玻璃钢激光烧蚀碳化致微波传输衰减的数值模拟

当激光辐照玻璃钢烧蚀碳化至一定程度时，产生的树脂碳产物对微波传输产生衰减作用。针对该现象，开展了数值建模研究，将激光辐照-微波传输衰减效应分解为激光辐照、材料热响应、提取模型表征量、微波传输衰减分析等过程。通过玻璃钢材料的激光耦合特性和表面温度测试，对建立的玻璃钢层合板激光辐照温度场计算模型进行了验证；通过材料体温度分布的时间演进分析，提取了网格单元温度超过阈值温度的持续时间加权和S_{t, Tc}、网格单元温度超过阈值温度的持续时间与温度乘积的加权和S_{Tt, Tc}两个模型表征量，采用单个实验数据标定系数、整体数据点匹配分析方法，对微波传输衰减实验与数值模拟结果进行了分析。分析结果表明，S_{t, Tc}比S_{Tt, Tc}更适于表征玻璃钢烧蚀碳化致微波传输衰减效应，温度阈值为873 ℃时计算结果与实验结果最匹配，其R2为0.9956。这说明，通过计算激光辐照玻璃钢温度响应并提取微波传输衰减效应表征量S_{t, Tc}，可实现对玻璃钢激光烧蚀碳化致微波传输衰减效应的模拟和预测。
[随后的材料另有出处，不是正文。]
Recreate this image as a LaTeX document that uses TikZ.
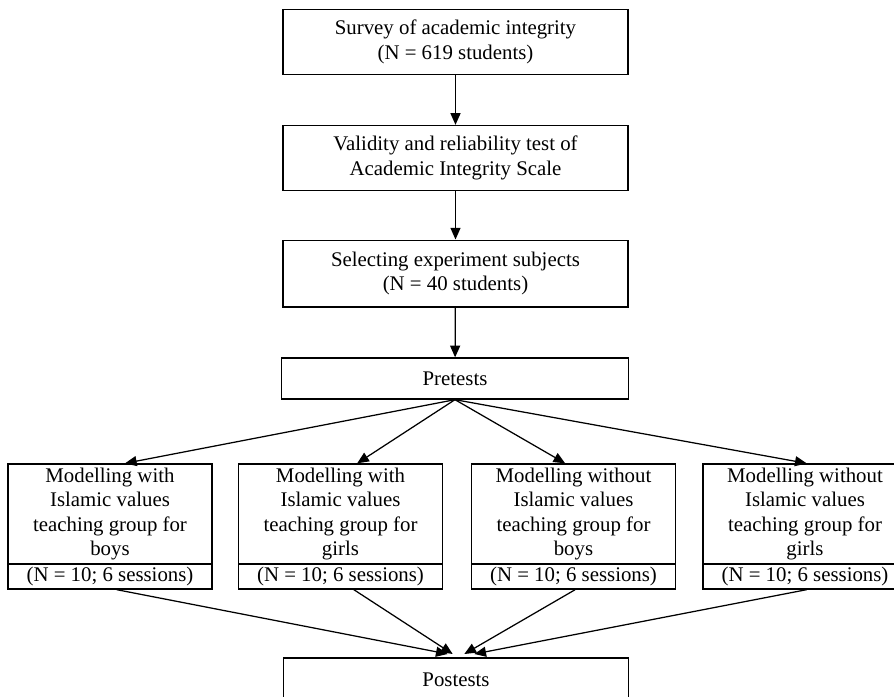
\documentclass[tikz,border=0pt]{standalone}
\usepackage{fontspec}
\setmainfont{Liberation Serif}
\usetikzlibrary{arrows.meta}
\tikzset{
  box/.style={draw, line width=0.8pt, align=center, inner sep=0pt,
    font=\fontsize{12.5}{14.6}\selectfont},
  wide/.style={box, minimum width=207pt, minimum height=39pt},
  grp/.style={box, minimum width=122.4pt, minimum height=60pt},
  cnt/.style={box, minimum width=122.4pt, minimum height=15pt},
  arr/.style={line width=0.75pt, -{Triangle[length=7pt,width=6pt]}}
}
\begin{document}
\begin{tikzpicture}[x=0.6pt,y=-0.6pt]
\useasboundingbox (0,0) rectangle (894,697);
\node[wide] (survey) at (455.5,42) {Survey of academic integrity\\(N = 619 students)};
\node[wide] (validity) at (455.5,158) {Validity and reliability test of\\Academic Integrity Scale};
\node[wide, minimum height=40pt] (selecting) at (455.5,273.5) {Selecting experiment subjects\\(N = 40 students)};
\node[wide, minimum width=208pt, minimum height=24.6pt] (pretests) at (455,378.5) {Pretests};
% groups
\node[grp] (g1) at (110,514) {Modelling with\\Islamic values\\teaching group for\\boys};
\node[cnt] (n1) at (110,576.5) {(N = 10; 6 sessions)};
\node[grp] (g2) at (340.5,514) {Modelling with\\Islamic values\\teaching group for\\girls};
\node[cnt] (n2) at (340.5,576.5) {(N = 10; 6 sessions)};
\node[grp] (g3) at (573.5,514) {Modelling without\\Islamic values\\teaching group for\\boys};
\node[cnt] (n3) at (573.5,576.5) {(N = 10; 6 sessions)};
\node[grp] (g4) at (805,514) {Modelling without\\Islamic values\\teaching group for\\girls};
\node[cnt] (n4) at (805,576.5) {(N = 10; 6 sessions)};
\node[wide, minimum height=26.4pt] (postests) at (456,680) {Postests};
% arrows
\draw[arr] (survey) -- (validity);
\draw[arr] (validity) -- (selecting);
\draw[arr] (selecting) -- (pretests);
\draw[arr] (pretests.south) -- ([xshift=9pt]g1.north);
\draw[arr] (pretests.south) -- ([xshift=10pt]g2.north);
\draw[arr] (pretests.south) -- ([xshift=-5pt]g3.north);
\draw[arr] (pretests.south) -- ([xshift=1pt]g4.north);
\draw[arr] ([xshift=4pt]n1.south) -- ([xshift=-5pt,yshift=2pt]postests.north);
\draw[arr] ([xshift=8pt]n2.south) -- ([xshift=-2pt,yshift=2pt]postests.north);
\draw[arr] ([xshift=1pt]n3.south) -- ([xshift=5pt,yshift=2pt]postests.north);
\draw[arr] ([xshift=1pt]n4.south) -- ([xshift=11pt,yshift=2pt]postests.north);
\end{tikzpicture}
\end{document}
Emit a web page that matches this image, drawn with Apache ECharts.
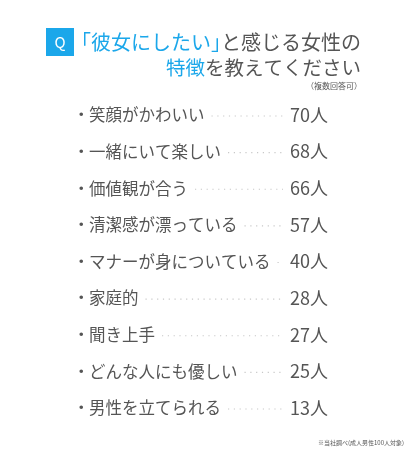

Numerical simulation of ablation and carbonization of GFRP irradiated by laser induced microwave transmission decay

It is found that ablation and carbonization of GFRP irradiated by laser will induce microwave transmission decay since some char products appear. To study this phenomenon, a numerical simulation investigation was carried out, which was considered composing of laser irradiating, material thermal response, characteristics quantity modeling, and microwave transmission decay analysis. A temperature calculation numerical model of GFRP laminated plate irradiated by laser was built and validated by measuring its laser coupling characteristics and surface temperature. By analyzing the temporal evolution process of GFRP volumetric temperature field, two model characteristics quantities were built: weighted sum of duration time of mesh elements temperature exceed-ing threshold temperature T_c, described as S_{t, Tc}, and weighted sum of product of temperature and duration time of mesh elements temperature exceeding threshold temperature, described as S_{Tt, Tc}. The experiment and numerical simulation results of microwave transmission decay were analyzed, applying a method which calibrated the model characteristics quantities by a selected experimental result, and analyzed matching deviation of the entire data. It is found that, S_{t, Tc} is well characterizing the microwave transmission decay effect of GFRP rather than S_{Tt, Tc}, and the best matching result of R2 is 0.9956 when the temperature threshold is 873 ℃. It is demonstrated that the model can simulate and predict the microwave transmission decay by calculating the temperature response of GFRP irradiated by laser and distilling S_{t, Tc} from the volumetric temperature temporal evolution.